Galilei Galileo Biography and Discoveries
Galilei Galileo biography, dates: born Pisa, February 16 1564, died Arcetri, near Florence January 8 1642.
Galilei Galileo biography, Essentials: Galileo Galilei discovered crucial evidence supporting the Copernican model of the solar system, and made many other profound scientific discoveries.
Early life
This short biography does not cover Galileo Galilei's early life in any detail, because he had no prodigious childhood achievements. Also, none of his family were famous. Galileo's father was a financially troubled musician who made little impact on the world. But at least he was of noble birth. This saved his son from extreme poverty. One advantage Galileo had was that the family, although poor, lived in the centre of things. They moved from Pisa to the equally glorious city of Florence in 1567.
Inventions and scientific discoveries
The life of Galileo took off soon after he entered the University of Pisa as an undergraduate student. A boring cathedral service left him staring at the ceiling, hoping for the sermon to end. But instead of blanking out, as most students might, Galileo spotted a violently swinging chandelier, and decided to experiment. He measured the duration of its swing using his own pulse. As expected, it quickly slowed down until it was swinging gently. But Galileo was surprised to find that the time it took to perform one swing remained the same.
Intrigued, he began experimenting with pendulums at home, and found the duration of swing was dependent on the string's length (and nothing else). This led him to invent the pendulum timer--effectively, the first pendulum clock.
Shortly after his pendulum experiments, he turned his attention to freely falling objects and provided evidence against Aristotle's ideas on objects falling under gravity. He supposedly dropped different objects from the leaning tower of Pisa and found they accelerated toward the ground at the same rate (9.8 ms-2). This meant, of course, that they hit the ground at the same time when dropped together. This story is probably apocryphal, but he certainly rolled cannon balls down wooden slopes and obtained a similar result.
- A lead weight falls faster than a feather because air resistance has more effect on the feather. David R. Scott performed this experiment on the moon, and the lead weight and feather hit the ground simultaneously.
Galileo was appointed professor of mathematics at the University of Padua in 1592. Around this time he had three children (out of wedlock) to Marina Gamba of Venice. His two daughters were placed in convents.
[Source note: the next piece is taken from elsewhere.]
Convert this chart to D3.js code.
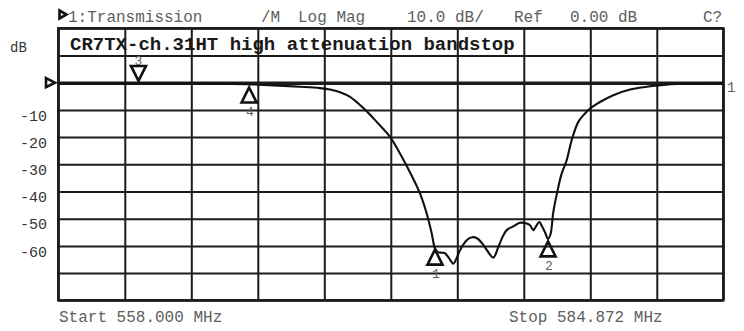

In 1610 Galileo moved to the Court of the Medici in Florence, perhaps invited there because of the discoveries he was making with a new invention--the telescope.
Hans Lippershey, a Flemish spectacle maker, patented the first telescope in 1608. But within a few months, Galileo constructed his own - and his had a magnification of X60, as opposed to his rivals X10. He turned this impressive instrument on the Moon. He found it "full of vast protuberances, deep chasms and sinuosities". It was far from the perfect sphere described by the Greeks. The imperfections of another heavenly body were shown up when Galileo's telescope revealed spots on the Sun.
Added to this list of Galileo's seminal observations, in 1609, was the revelation of four moons in orbit about Jupiter. This was the first time anyone had seen objects circling a heavenly body. This implied that not everything had to orbit the earth, as Aristotle and Ptolemy had decreed.
Both the geocentric and heliocentric theories predicted that Venus should have phases like the moon (e.g. full Venus, half Venus, crescent Venus). But, as Copernicus had shown, the phases would be different depending on whether the geocentric or heliocentric theory applied. Galileo's observations of the phases of Venus agreed with the predictions of the Copernican model of the solar system.
Around this time, Johannes Kepler improved Copernicus’s theory. The predicted motions of the planets now fully agreed with the observations that the telescope users were making.
Galileo presented his heliocentric world view in a popular book entitled Dialogue Concerning the Two Chief World Systems. This is a dialogue between Salviati, (a heliocentrist) and Simplicio (a geocentrist). Another character, Sagredo, acts as moderator. Over the course of four days, they discuss the Ptolemaic and Copernican views of the universe. Simplicio is shown to be a buffoon, and is mocked by Sagredo (who sides with Salviati). Simplicio's pronouncements were similar to those made by the Pope at that time.
Soon after publication of the Dialogue, Galileo appeared before the Inquisition on trial for heresy. He was sentenced to indefinite house arrest, and denied the truth of his own arguments to save his skin. But after sentencing he couldn't resist muttering the now famous phrase "And yet it moves!".